The Business Of Software – Guest Post from Patrick McKenzie, (@Patio11)
This is taken, with permission, from Patrick McKenzie’s email newsletter – you should sign up here for it.
Hiya guys! Patrick (patio11) here. You signed up for periodic emails from me about making and selling software.
I’ve got a confession to make — I wanted to be a stand-up comedian when I was younger. This might seem like a curious career choice for someone with near pathological shyness and, at the time, a bit of a speech impediment, but nobody has ever accused me of being practical.
I finally got my chance at Business of Software, a software conference. There’s a video of it. It’s 7.5 minutes, and (in addition to having an important message for your software company) it is probably the funniest I’ll ever be. Go watch it. I’ll wait.
Why BoS Is My Favorite Software Conference
The speakers at BoS are typically incredibly bright luminaries in our industry, and they often have very inspirational stories mixed with very actionable advice for businesses, particularly businesses which are looking to take things to the next level. (I took, literally, ten thousand words of notes when I attended in 2010.) That’s not just wishy-washy verbiage, either: discussions at BoS were key in helping me to decide to launch a second software product (and kicking me in the butt enough to get me to actually do it — I launched 6 weeks after the conference), informing my decision to not take capital at the time, etc etc. It was enormously helpful to meet folks who have been down most of the roads I was interested in walking — their advice was priceless.

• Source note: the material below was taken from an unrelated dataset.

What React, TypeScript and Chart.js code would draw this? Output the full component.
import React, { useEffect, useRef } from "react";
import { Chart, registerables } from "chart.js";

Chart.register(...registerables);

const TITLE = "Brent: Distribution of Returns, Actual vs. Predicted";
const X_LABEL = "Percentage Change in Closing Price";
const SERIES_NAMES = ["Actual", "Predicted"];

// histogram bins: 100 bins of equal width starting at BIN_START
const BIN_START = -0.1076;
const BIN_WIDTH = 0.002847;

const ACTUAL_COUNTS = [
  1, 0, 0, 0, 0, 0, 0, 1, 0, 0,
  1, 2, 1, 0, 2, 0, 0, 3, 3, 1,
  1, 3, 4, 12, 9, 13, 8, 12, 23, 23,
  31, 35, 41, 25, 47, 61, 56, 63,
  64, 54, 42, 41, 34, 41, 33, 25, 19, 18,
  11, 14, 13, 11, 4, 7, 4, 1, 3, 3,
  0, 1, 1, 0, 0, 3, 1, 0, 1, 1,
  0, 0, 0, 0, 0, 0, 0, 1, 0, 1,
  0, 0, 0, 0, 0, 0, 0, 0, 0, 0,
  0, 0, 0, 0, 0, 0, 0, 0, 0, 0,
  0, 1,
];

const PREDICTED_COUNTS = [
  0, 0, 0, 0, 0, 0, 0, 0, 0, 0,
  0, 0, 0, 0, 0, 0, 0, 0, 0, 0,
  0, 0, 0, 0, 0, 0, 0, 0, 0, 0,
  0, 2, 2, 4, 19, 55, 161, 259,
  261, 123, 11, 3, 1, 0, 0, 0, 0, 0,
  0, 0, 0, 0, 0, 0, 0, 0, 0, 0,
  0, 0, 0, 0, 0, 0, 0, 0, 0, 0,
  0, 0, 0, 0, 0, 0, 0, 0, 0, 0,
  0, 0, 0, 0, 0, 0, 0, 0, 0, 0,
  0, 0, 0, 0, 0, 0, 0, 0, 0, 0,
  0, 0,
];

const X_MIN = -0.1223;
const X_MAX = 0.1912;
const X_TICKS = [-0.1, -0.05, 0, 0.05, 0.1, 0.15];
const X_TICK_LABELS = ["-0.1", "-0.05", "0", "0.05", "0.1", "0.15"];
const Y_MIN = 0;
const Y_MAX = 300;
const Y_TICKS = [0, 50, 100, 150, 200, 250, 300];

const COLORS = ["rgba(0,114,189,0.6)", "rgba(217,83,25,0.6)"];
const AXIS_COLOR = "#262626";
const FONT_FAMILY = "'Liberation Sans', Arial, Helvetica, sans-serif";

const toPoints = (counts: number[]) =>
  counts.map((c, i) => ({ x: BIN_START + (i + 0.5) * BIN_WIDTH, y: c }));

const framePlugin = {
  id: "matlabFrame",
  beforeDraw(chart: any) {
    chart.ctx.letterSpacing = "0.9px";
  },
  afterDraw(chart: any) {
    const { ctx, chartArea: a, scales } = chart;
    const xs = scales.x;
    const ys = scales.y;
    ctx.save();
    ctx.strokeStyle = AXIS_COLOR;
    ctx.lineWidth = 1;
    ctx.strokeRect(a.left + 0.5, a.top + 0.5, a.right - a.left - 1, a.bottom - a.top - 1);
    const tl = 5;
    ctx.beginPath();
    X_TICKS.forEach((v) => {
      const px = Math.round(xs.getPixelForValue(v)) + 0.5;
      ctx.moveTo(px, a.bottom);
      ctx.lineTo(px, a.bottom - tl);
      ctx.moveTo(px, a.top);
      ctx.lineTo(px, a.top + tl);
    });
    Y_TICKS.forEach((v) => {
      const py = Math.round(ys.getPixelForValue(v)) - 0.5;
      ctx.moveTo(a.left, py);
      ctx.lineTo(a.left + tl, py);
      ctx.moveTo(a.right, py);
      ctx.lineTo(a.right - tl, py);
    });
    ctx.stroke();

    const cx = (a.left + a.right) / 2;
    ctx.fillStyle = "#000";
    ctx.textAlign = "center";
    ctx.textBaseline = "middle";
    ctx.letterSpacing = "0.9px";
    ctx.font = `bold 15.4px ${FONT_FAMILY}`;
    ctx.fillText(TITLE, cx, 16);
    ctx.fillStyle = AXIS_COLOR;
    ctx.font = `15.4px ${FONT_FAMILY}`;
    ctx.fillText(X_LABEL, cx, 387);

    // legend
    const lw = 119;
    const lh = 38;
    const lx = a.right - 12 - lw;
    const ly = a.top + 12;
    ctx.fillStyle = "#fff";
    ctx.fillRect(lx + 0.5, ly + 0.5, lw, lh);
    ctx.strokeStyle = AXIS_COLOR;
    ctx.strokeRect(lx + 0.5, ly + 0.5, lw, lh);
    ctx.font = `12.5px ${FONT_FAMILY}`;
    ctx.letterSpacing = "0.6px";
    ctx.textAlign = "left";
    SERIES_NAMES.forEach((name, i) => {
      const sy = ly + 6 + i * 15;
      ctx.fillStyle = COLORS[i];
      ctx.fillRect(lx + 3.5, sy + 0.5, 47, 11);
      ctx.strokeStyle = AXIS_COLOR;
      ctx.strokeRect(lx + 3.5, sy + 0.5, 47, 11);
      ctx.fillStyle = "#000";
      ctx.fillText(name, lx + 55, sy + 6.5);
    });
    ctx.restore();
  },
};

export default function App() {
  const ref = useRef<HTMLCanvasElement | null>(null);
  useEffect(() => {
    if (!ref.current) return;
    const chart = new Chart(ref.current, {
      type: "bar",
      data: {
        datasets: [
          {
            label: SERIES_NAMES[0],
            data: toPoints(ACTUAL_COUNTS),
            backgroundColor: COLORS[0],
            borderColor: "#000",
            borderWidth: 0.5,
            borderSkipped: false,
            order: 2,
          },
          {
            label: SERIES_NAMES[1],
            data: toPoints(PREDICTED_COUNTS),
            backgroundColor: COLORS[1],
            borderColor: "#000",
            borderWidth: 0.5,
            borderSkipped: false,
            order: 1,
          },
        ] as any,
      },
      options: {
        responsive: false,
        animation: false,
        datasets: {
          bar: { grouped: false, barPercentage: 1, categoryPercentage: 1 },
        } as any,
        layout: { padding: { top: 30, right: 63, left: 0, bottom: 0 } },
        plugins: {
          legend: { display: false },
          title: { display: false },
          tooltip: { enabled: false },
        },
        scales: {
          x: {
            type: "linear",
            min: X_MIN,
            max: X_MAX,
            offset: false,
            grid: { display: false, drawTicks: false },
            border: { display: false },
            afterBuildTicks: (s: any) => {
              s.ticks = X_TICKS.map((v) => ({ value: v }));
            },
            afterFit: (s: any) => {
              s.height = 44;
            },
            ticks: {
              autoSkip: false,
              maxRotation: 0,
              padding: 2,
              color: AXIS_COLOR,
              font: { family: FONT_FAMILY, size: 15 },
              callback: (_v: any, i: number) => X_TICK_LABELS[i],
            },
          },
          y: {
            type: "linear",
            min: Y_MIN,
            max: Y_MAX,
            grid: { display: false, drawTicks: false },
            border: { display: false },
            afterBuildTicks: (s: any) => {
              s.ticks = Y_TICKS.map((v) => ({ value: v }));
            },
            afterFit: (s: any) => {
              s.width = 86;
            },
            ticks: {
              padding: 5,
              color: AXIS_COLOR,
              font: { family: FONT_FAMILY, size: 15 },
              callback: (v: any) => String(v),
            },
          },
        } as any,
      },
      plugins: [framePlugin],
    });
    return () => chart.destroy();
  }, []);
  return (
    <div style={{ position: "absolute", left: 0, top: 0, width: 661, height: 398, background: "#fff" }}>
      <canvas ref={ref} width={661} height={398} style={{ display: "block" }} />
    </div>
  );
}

The speakers aren’t even the best reason to go — the caliber of attendee is absolutely outstanding. There are workshops and mixers with other attendees, but I got most value out of the “hallway track”, informal conversations over breakfast and lunch. I’m not speaking this year, but I’m going, for the simple reason that there’s no better place to be. Next to many of the attendees at the conference, I’m a featherweight, both in terms of success and expertise. (Last time I think I ended up eating lunch next to someone who bootstrapped a business building nuclear power plant control software. Yeah. Somewhat shockingly, we both had similar problems — to a degree — and both had decent advice for each other.)
My Only Presentation That’s Ever Made Anyone A Million Bucks
After the above bit of improvisational comedy, I was invited back to BoS in 2011. I delivered a fairly comprehensive hour-long discussion on A/B testing, funnel analytics, and first-run experience design.
BoS asks people for their key takeaway every year. As a result of this presentation and two others which touched on A/B testing, roughly 10% of the attendees mentioned A/B testing. (One of them wrote, direct quote, “Hire Patrick McKenzie to do my A/B testing” — that might have happened, not sure, since it was anonymous. Still, nice to be recognized.)
One attendee mailed me after the conference to say that they were convinced to start A/B testing. Without quoting any particulars, let’s say he was a CEO who founded a B2B software company, grew it from nothing to a very substantial size. True to his word, he sent me an update some weeks later, driven to despair by doing A/B testing… because it taught him in weeks that much of what he thought he knew after ten years was wrong.
He subsequently dried his tears on the million dollars in added sales. A/B testing: start. Seriously.
You can watch the entire presentation (1 hour) and read the transcript over on the BoS site. If you’re on this list, it is highly relevant to you. I actually don’t think that is my best presentation ever, but I can’t argue with the results people have gotten from applying the advice.
Come to the Business of Software Conference
I’m not speaking at BoS this year, but I’m flying 20 hours (on my own nickle!) to attend this October 1st through 3rd. Why? Because the last two years have been huge, huge wins for me. If it is at all feasible for you to come as well, I highly recommend it. The lineup of speakers this year is fantastic as always, and I anticipate it being a wonderful event.
Since I was previously a speaker, they gave me a discount code to share with you, for 20% off of whatever the current price is. It is, naturally, patio11. You can buy your tickets on their website.
I don’t have any ulterior motive in suggesting you go — no kickback or anything. The only reason I was sufficiently moved to send you what is, frankly, a sales pitch is that BoS has been such an epic win for me. I hope to see you there.
Until next time.
What happened to the course on lifecycle emails, you ask? Answer: it got delayed, because my video editor had his Macbook die on him. Luckily, the footage and everything is safe (thank you, Dropbox) but the actual rendering apparently is going to take a while. I’ll keep you posted.